Nearly everyone is singing it; even ancient, toothless Mrs. McLaren mouths a word or two. Bea almost missed the singing—the bus was late, and when she looked in her purse for her entitlement card, it wasn’t there, but the driver knows her and let her ride for free, and now she’s here to celebrate her baby brother turning eighty-eight. She makes her way to Callum’s table, hangs her purse over the chair, sets her cane beside it, her hat on her lap. Sings.

“Happy birthday, Callum,” she says when the singing is through, and he turns, eyes milky, and smiles, then folds over his own big belly, going for the cake.

“No, dearie,” she says, reaching with mind but not her hands. There is, lately, a delay between her thoughts and limbs, along with the tremor in her right hand. Mostly she can keep it still, but when she’s tired, it shivers in a way that has, more than once, caused hot tea to spill onto her lap. The server gives Callum his cake. “Fork,” Bea reminds her brother, and he picks it up. They’ve laid fresh linens on all the tables and set out a vase of yellow roses on his. They’ve made a sheet cake, precut into slices, with Callum’s name in blue above an “88.” They’ve tied a blue balloon to his chair. You get what you pay for, and Bea believes that even for the ones whose minds are gone, the details make a difference. At the ex-servicemen’s care home where he was before, it was all men and flags, grimy lino tables, amputees (which he is too, but she doesn’t think of him that way). Here, it’s mostly ladies, which makes for a better atmosphere. They show old film reels and have a memory board of photographs in each resident’s bedroom, and volunteers bring dogs and cats to visit. Callum enjoys it, especially the animals and desserts. He remembers Bea’s name, still.
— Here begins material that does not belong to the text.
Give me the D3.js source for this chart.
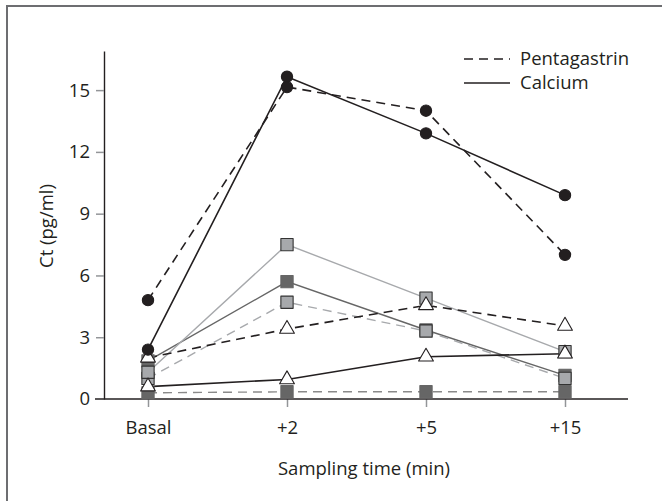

Some days he seems entirely normal, if a bit more childlike than before, though he does address his wife Kate (dead eight years) a good deal and confuses Bea for her in ways that would make her blush if she were not among people, both staff and residents, who blush at little and admire her for her independence, and how she went to America and returned a woman of means and started her own craft shop, which for a time did rather well.

You’re our model, Miss Grubb, the nurses have told her, exclaiming over her age and good health; she will turn ninety-four in a few weeks. What do you eat? What’s your secret? I’m in God’s hands, she says, for she has found religion in her dotage, returned to her old church, St. Margaret’s, first for the people, a place to go, especially after Agnes died, but then for something else—a blossoming, steadying faith. She prays to God but talks to Jesus and finds in both good company. Until a few years ago, she helped in the Children’s Crèche, and she still participates in Flower Club, which has yet to run out of the ribbon, Styrofoam and wreath forms that she donated when she sold the shop. The church sends a van round for her on Sundays, and the church ladies have her on their rota twice a week. She is—for all this and because she can afford to be—generous with her Freewill offerings and a member of Friends of the Church.